Puestos a comer, Calloia tal vez eligió un plato no demasiado caro, pero se abstuvo de cometer el mal gusto de andar vigilando y poniéndole límites a lo que comieron sus compañeros de mesa.

Sin embargo, el diablo, o más precisamente ese detalle que nos indica que algo no anda bien, metió la cola a la hora de elegir las bebidas que los mozos les llevarían a la mesa.

Al parecer, cuando abrieron la carta de vinos, se terminó la austeridad republicana que se había practicado hasta ese momento. El funcionario público pareció olvidarse de que el costo de las copas del brindis lo iban a pagar todos los uruguayos y, en lugar de recomendar un vino decente pero de precio moderado, mandó la vuelta a nombre del estado con tres botellas de tinto a un costo de $1.400 pesos cada una (unos $2.000 de hoy).

¿Con qué necesidad? ¿el supuesto negocio se jugaba en esas tres botellas de vinos caros? ¿es necesario que cada vez que un político elija beber en una cena pagada por los contribuyentes pida lo más granado de las vendimias uruguayas?
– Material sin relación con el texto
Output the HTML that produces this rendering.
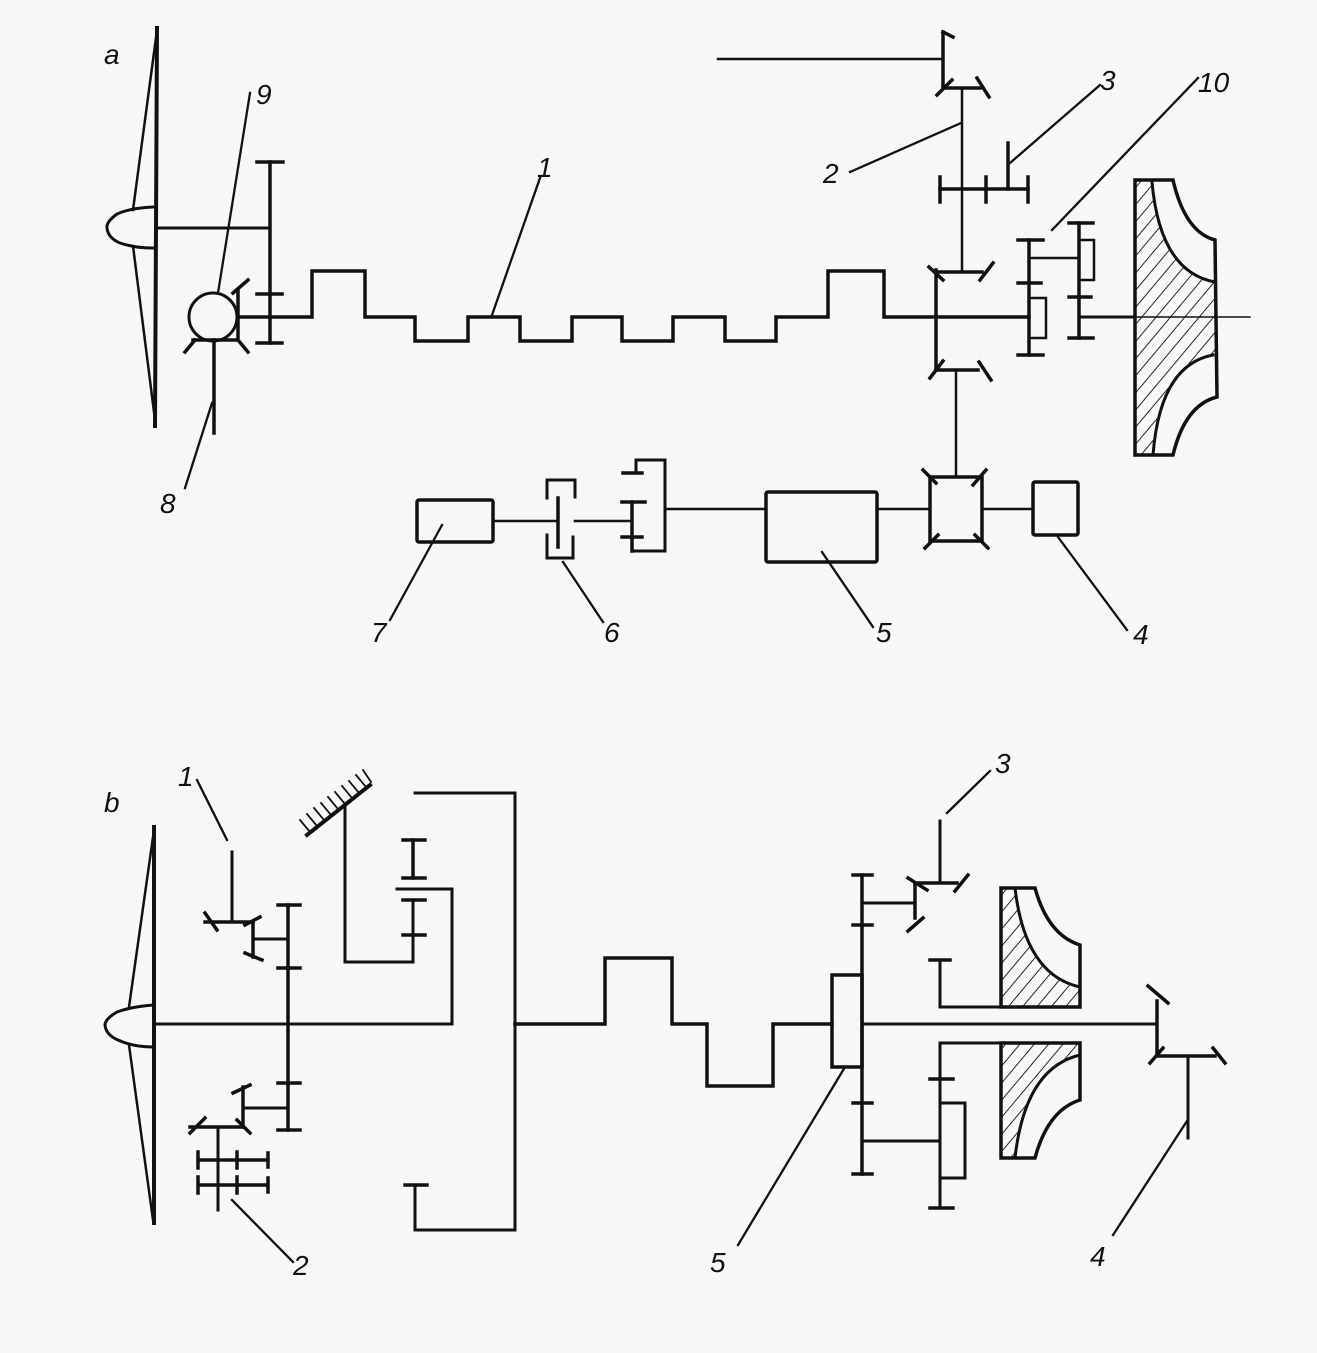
<!DOCTYPE html>
<html><head><meta charset="utf-8"><style>
html,body{margin:0;padding:0;background:#f7f7f5;}
svg{display:block}
text{font-family:"Liberation Sans",sans-serif;font-style:italic;font-size:28px;fill:#111}
</style></head><body>
<svg width="1317" height="1353" viewBox="0 0 1317 1353" xmlns="http://www.w3.org/2000/svg">
<defs>
<pattern id="h" width="11" height="11" patternUnits="userSpaceOnUse" patternTransform="rotate(40)">
<line x1="0" y1="0" x2="0" y2="11" stroke="#111" stroke-width="1.8"/>
</pattern>
</defs>
<rect width="1317" height="1353" fill="#f7f7f5"/>
<g fill="none" stroke="#111" stroke-width="3.5" stroke-linecap="square" stroke-linejoin="miter">

<!-- ===== a ===== -->
<!-- propeller -->
<line x1="157" y1="28" x2="155" y2="426" stroke-width="4"/>
<path d="M157,30 L133,210 M133,246 L155,420" stroke-width="2.5"/>
<path d="M153,207 Q130,208 117,214 Q106,222 107,228 Q108,238 120,243 Q135,248 153,248" stroke-width="3"/>
<line x1="157" y1="228" x2="270" y2="228" stroke-width="3"/>
<!-- gear -->
<line x1="270" y1="162" x2="270" y2="343"/>
<line x1="257" y1="162" x2="283" y2="162"/>
<line x1="257" y1="294" x2="282" y2="294"/>
<line x1="257" y1="343" x2="282" y2="343"/>
<!-- sphere 9 -->
<circle cx="213" cy="317" r="24" stroke-width="3"/>
<path d="M233,293 L248,280 M238,290 L238,340 M193,340 L238,340 M185,352 L195,340 M238,340 L248,352"/>
<line x1="214" y1="340" x2="214" y2="433"/>
<!-- crankshaft -->
<path d="M238,317 L312,317 L312,271 L365,271 L365,317 L415,317 L415,341 L468,341 L468,317 L520,317 L520,341 L572,341 L572,317 L622,317 L622,341 L673,341 L673,317 L725,317 L725,341 L776,341 L776,317 L828,317 L828,271 L884,271 L884,317 L1029,317"/>
<!-- top T and bevel -->
<line x1="718" y1="59" x2="943" y2="59" stroke-width="2.5"/>
<line x1="943" y1="32" x2="943" y2="88"/>
<line x1="943" y1="32" x2="953" y2="37"/>
<line x1="943" y1="88" x2="980" y2="88"/>
<line x1="937" y1="95" x2="952" y2="80"/>
<line x1="977" y1="78" x2="989" y2="97"/>
<line x1="962" y1="88" x2="962" y2="272" stroke-width="2.5"/>
<!-- gear 3 -->
<line x1="940" y1="189" x2="1028" y2="189"/>
<line x1="940" y1="177" x2="940" y2="202"/>
<line x1="986" y1="177" x2="986" y2="202"/>
<line x1="1028" y1="177" x2="1028" y2="202"/>
<line x1="1008" y1="143" x2="1008" y2="189"/>
<!-- differential -->
<line x1="936" y1="270" x2="936" y2="370"/>
<line x1="936" y1="272" x2="982" y2="272"/>
<line x1="929" y1="267" x2="943" y2="280"/>
<line x1="993" y1="263" x2="980" y2="280"/>
<line x1="936" y1="370" x2="978" y2="370"/>
<line x1="930" y1="378" x2="943" y2="361"/>
<line x1="979" y1="362" x2="991" y2="380"/>
<line x1="956" y1="370" x2="956" y2="477" stroke-width="2.5"/>
<!-- gears 10 -->
<line x1="1029" y1="240" x2="1029" y2="355"/>
<line x1="1018" y1="240" x2="1043" y2="240"/>
<line x1="1018" y1="283" x2="1041" y2="283"/>
<line x1="1018" y1="355" x2="1043" y2="355"/>
<path d="M1029,298 L1046,298 L1046,338 L1029,338" stroke-width="2.5"/>
<line x1="1029" y1="258" x2="1079" y2="258" stroke-width="2.5"/>
<line x1="1079" y1="223" x2="1079" y2="338"/>
<line x1="1069" y1="223" x2="1093" y2="223"/>
<line x1="1069" y1="297" x2="1091" y2="297"/>
<line x1="1069" y1="338" x2="1093" y2="338"/>
<path d="M1079,240 L1094,240 L1094,280 L1079,280" stroke-width="2.5"/>
<line x1="1079" y1="317" x2="1135" y2="317" stroke-width="3"/>
<line x1="1135" y1="317" x2="1250" y2="317" stroke-width="1.5"/>
<!-- impeller a -->
<path d="M1135,180 L1152,182 Q1160,272 1215,282 L1215,355 Q1160,365 1153,455 L1135,455 Z" fill="url(#h)" stroke="none"/>
<path d="M1135,180 L1173,180 Q1185,232 1215,240 L1217,397 Q1185,405 1173,455 L1135,455 Z" stroke-width="3.5"/>
<path d="M1152,182 Q1160,272 1215,282 M1213,355 Q1160,365 1153,455" stroke-width="3"/>
<!-- lower chain -->
<rect x="417" y="500" width="76" height="42" rx="2"/>
<line x1="493" y1="521" x2="558" y2="521" stroke-width="2.5"/>
<line x1="558" y1="498" x2="558" y2="547"/>
<path d="M547,498 L547,480 L575,480 L575,497 M547,535 L547,558 L573,558 L573,537" stroke-width="3"/>
<line x1="575" y1="521" x2="632" y2="521" stroke-width="2.5"/>
<line x1="632" y1="502" x2="632" y2="551"/>
<line x1="622" y1="502" x2="645" y2="502"/>
<line x1="622" y1="537" x2="642" y2="537"/>
<line x1="623" y1="473" x2="642" y2="473"/>
<path d="M636,473 L636,460 L665,460 L665,551 L632,551" stroke-width="3"/>
<line x1="665" y1="509" x2="766" y2="509" stroke-width="2.5"/>
<rect x="766" y="492" width="111" height="70" rx="2"/>
<line x1="877" y1="509" x2="930" y2="509" stroke-width="2.5"/>
<rect x="930" y="477" width="52" height="64"/>
<path d="M923,470 L936,483 M986,470 L973,485 M925,548 L938,535 M975,535 L988,548"/>
<line x1="982" y1="509" x2="1033" y2="509" stroke-width="2.5"/>
<rect x="1033" y="482" width="45" height="53" rx="2"/>

<!-- leaders a -->
<g stroke-width="2.3">
<line x1="250" y1="93" x2="218" y2="293"/>
<line x1="212" y1="403" x2="185" y2="488"/>
<line x1="540" y1="178" x2="492" y2="315"/>
<line x1="850" y1="172" x2="961" y2="123"/>
<line x1="1010" y1="163" x2="1100" y2="85"/>
<line x1="1052" y1="230" x2="1198" y2="78"/>
<line x1="442" y1="525" x2="390" y2="620"/>
<line x1="563" y1="562" x2="603" y2="622"/>
<line x1="822" y1="552" x2="873" y2="627"/>
<line x1="1058" y1="537" x2="1127" y2="630"/>
</g>

<!-- ===== b ===== -->
<line x1="154" y1="827" x2="154" y2="1223" stroke-width="4"/>
<path d="M154,830 L129,1007 M129,1045 L153,1220" stroke-width="2.5"/>
<path d="M153,1005 Q130,1007 117,1012 Q105,1019 105,1025 Q106,1035 118,1040 Q133,1047 153,1047" stroke-width="3"/>
<path d="M154,1024 L452,1024 L452,889 L397,889" stroke-width="3"/>
<!-- gear -->
<line x1="288" y1="905" x2="288" y2="1130"/>
<line x1="278" y1="905" x2="300" y2="905"/>
<line x1="278" y1="968" x2="300" y2="968"/>
<line x1="278" y1="1083" x2="300" y2="1083"/>
<line x1="278" y1="1130" x2="300" y2="1130"/>
<!-- upper bevels -->
<line x1="288" y1="939" x2="253" y2="939" stroke-width="3"/>
<line x1="253" y1="922" x2="253" y2="957"/>
<line x1="245" y1="925" x2="260" y2="917"/>
<line x1="245" y1="953" x2="262" y2="960"/>
<line x1="205" y1="922" x2="253" y2="922"/>
<line x1="205" y1="913" x2="217" y2="930"/>
<line x1="232" y1="852" x2="232" y2="922" stroke-width="3"/>
<!-- lower bevels -->
<line x1="288" y1="1108" x2="243" y2="1108" stroke-width="3"/>
<line x1="243" y1="1087" x2="243" y2="1127"/>
<line x1="233" y1="1093" x2="250" y2="1085"/>
<line x1="237" y1="1120" x2="250" y2="1133"/>
<line x1="190" y1="1127" x2="243" y2="1127"/>
<line x1="190" y1="1133" x2="205" y2="1118"/>
<line x1="218" y1="1127" x2="218" y2="1210" stroke-width="3"/>
<path d="M198,1160 L268,1160 M198,1185 L268,1185 M198,1152 L198,1168 M237,1152 L237,1168 M268,1153 L268,1167 M198,1177 L198,1193 M237,1177 L237,1193 M268,1178 L268,1192"/>
<!-- ground hatch -->
<line x1="307" y1="835" x2="370" y2="785" stroke-width="4"/>
<g stroke-width="1.8">
<line x1="300" y1="820" x2="310" y2="832"/><line x1="307" y1="814" x2="317" y2="826"/>
<line x1="314" y1="808" x2="324" y2="820"/><line x1="321" y1="803" x2="331" y2="815"/>
<line x1="328" y1="797" x2="338" y2="809"/><line x1="335" y1="792" x2="345" y2="804"/>
<line x1="342" y1="786" x2="352" y2="798"/><line x1="349" y1="781" x2="359" y2="793"/>
<line x1="356" y1="775" x2="366" y2="787"/><line x1="363" y1="770" x2="371" y2="782"/>
</g>
<path d="M345,807 L345,962 L413,962 L413,900" stroke-width="3"/>
<line x1="413" y1="840" x2="413" y2="878"/>
<line x1="403" y1="840" x2="425" y2="840"/>
<line x1="403" y1="878" x2="425" y2="878"/>
<line x1="403" y1="900" x2="425" y2="900"/>
<line x1="403" y1="935" x2="425" y2="935"/>
<path d="M415,793 L515,793 L515,1230 L415,1230 L415,1185" stroke-width="3"/>
<line x1="405" y1="1185" x2="427" y2="1185"/>
<!-- crank b -->
<path d="M515,1024 L605,1024 L605,958 L672,958 L672,1024 L707,1024 L707,1086 L773,1086 L773,1024 L832,1024"/>
<rect x="832" y="975" width="30" height="92"/>
<!-- right gear -->
<line x1="862" y1="875" x2="862" y2="1174"/>
<line x1="853" y1="875" x2="872" y2="875"/>
<line x1="853" y1="925" x2="872" y2="925"/>
<line x1="853" y1="1103" x2="872" y2="1103"/>
<line x1="853" y1="1174" x2="872" y2="1174"/>
<line x1="862" y1="903" x2="915" y2="903" stroke-width="3"/>
<line x1="915" y1="885" x2="915" y2="918"/>
<line x1="908" y1="878" x2="927" y2="890"/>
<line x1="908" y1="931" x2="923" y2="918"/>
<line x1="915" y1="883" x2="957" y2="883"/>
<line x1="955" y1="891" x2="968" y2="875"/>
<line x1="940" y1="821" x2="940" y2="883" stroke-width="3"/>
<!-- bearing lines -->
<line x1="930" y1="960" x2="950" y2="960"/>
<path d="M940,960 L940,1007 L1001,1007" stroke-width="3"/>
<path d="M1001,1043 L940,1043 L940,1208" stroke-width="3"/>
<line x1="930" y1="1079" x2="953" y2="1079"/>
<line x1="930" y1="1208" x2="953" y2="1208"/>
<path d="M940,1103 L965,1103 L965,1178 L940,1178" stroke-width="3"/>
<line x1="862" y1="1141" x2="940" y2="1141" stroke-width="3"/>
<!-- main shaft to bevel 4 -->
<line x1="862" y1="1024" x2="1157" y2="1024" stroke-width="3"/>
<line x1="1157" y1="1001" x2="1157" y2="1055"/>
<line x1="1148" y1="986" x2="1168" y2="1003"/>
<line x1="1150" y1="1063" x2="1163" y2="1048"/>
<line x1="1157" y1="1056" x2="1215" y2="1056"/>
<line x1="1213" y1="1048" x2="1225" y2="1063"/>
<line x1="1188" y1="1056" x2="1188" y2="1138" stroke-width="3"/>
<!-- impellers b -->
<path d="M1001,888 L1015,888 Q1025,975 1080,987 L1080,1007 L1001,1007 Z" fill="url(#h)" stroke="none"/>
<path d="M1001,888 L1035,888 Q1048,935 1080,945 L1080,1007 L1001,1007 Z"/>
<path d="M1015,888 Q1025,975 1080,987" stroke-width="3"/>
<path d="M1001,1043 L1080,1043 L1080,1055 Q1025,1068 1015,1158 L1001,1158 Z" fill="url(#h)" stroke="none"/>
<path d="M1001,1043 L1080,1043 L1080,1100 Q1048,1110 1035,1158 L1001,1158 Z"/>
<path d="M1080,1055 Q1025,1068 1015,1158" stroke-width="3"/>
<!-- leaders b -->
<g stroke-width="2.3">
<line x1="197" y1="780" x2="227" y2="840"/>
<line x1="232" y1="1200" x2="293" y2="1262"/>
<line x1="947" y1="813" x2="990" y2="771"/>
<line x1="845" y1="1067" x2="738" y2="1245"/>
<line x1="1187" y1="1121" x2="1113" y2="1235"/>
</g>
</g>
<!-- labels -->
<text x="104" y="64">a</text>
<text x="256" y="104">9</text>
<text x="537" y="177">1</text>
<text x="823" y="183">2</text>
<text x="1100" y="90">3</text>
<text x="1198" y="92">10</text>
<text x="160" y="513">8</text>
<text x="371" y="642">7</text>
<text x="604" y="642">6</text>
<text x="876" y="642">5</text>
<text x="1133" y="644">4</text>
<text x="104" y="812">b</text>
<text x="178" y="786">1</text>
<text x="293" y="1275">2</text>
<text x="995" y="773">3</text>
<text x="710" y="1272">5</text>
<text x="1090" y="1266">4</text>
</svg>
</body></html>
Se dirá que unos miles de pesos más o menos no le van ni le vienen al Estado. Pero, como suele decirse, no es el hecho sino la actitud. No es necesario que los funcionarios tomen vino en caja cuando tienen que pagar con el dinero de todos. Simplemente se les reclama, como nos aconsejan desde el Estado en cada botella de alcohol, que beban con moderación. Porque también en esas pequeñas actitudes se juega el buen nombre de una clase política que, a saber por la poca credibilidad que le otorgan las encuestas, no está como para darse el lujo de andar celebrando con la copa alzada.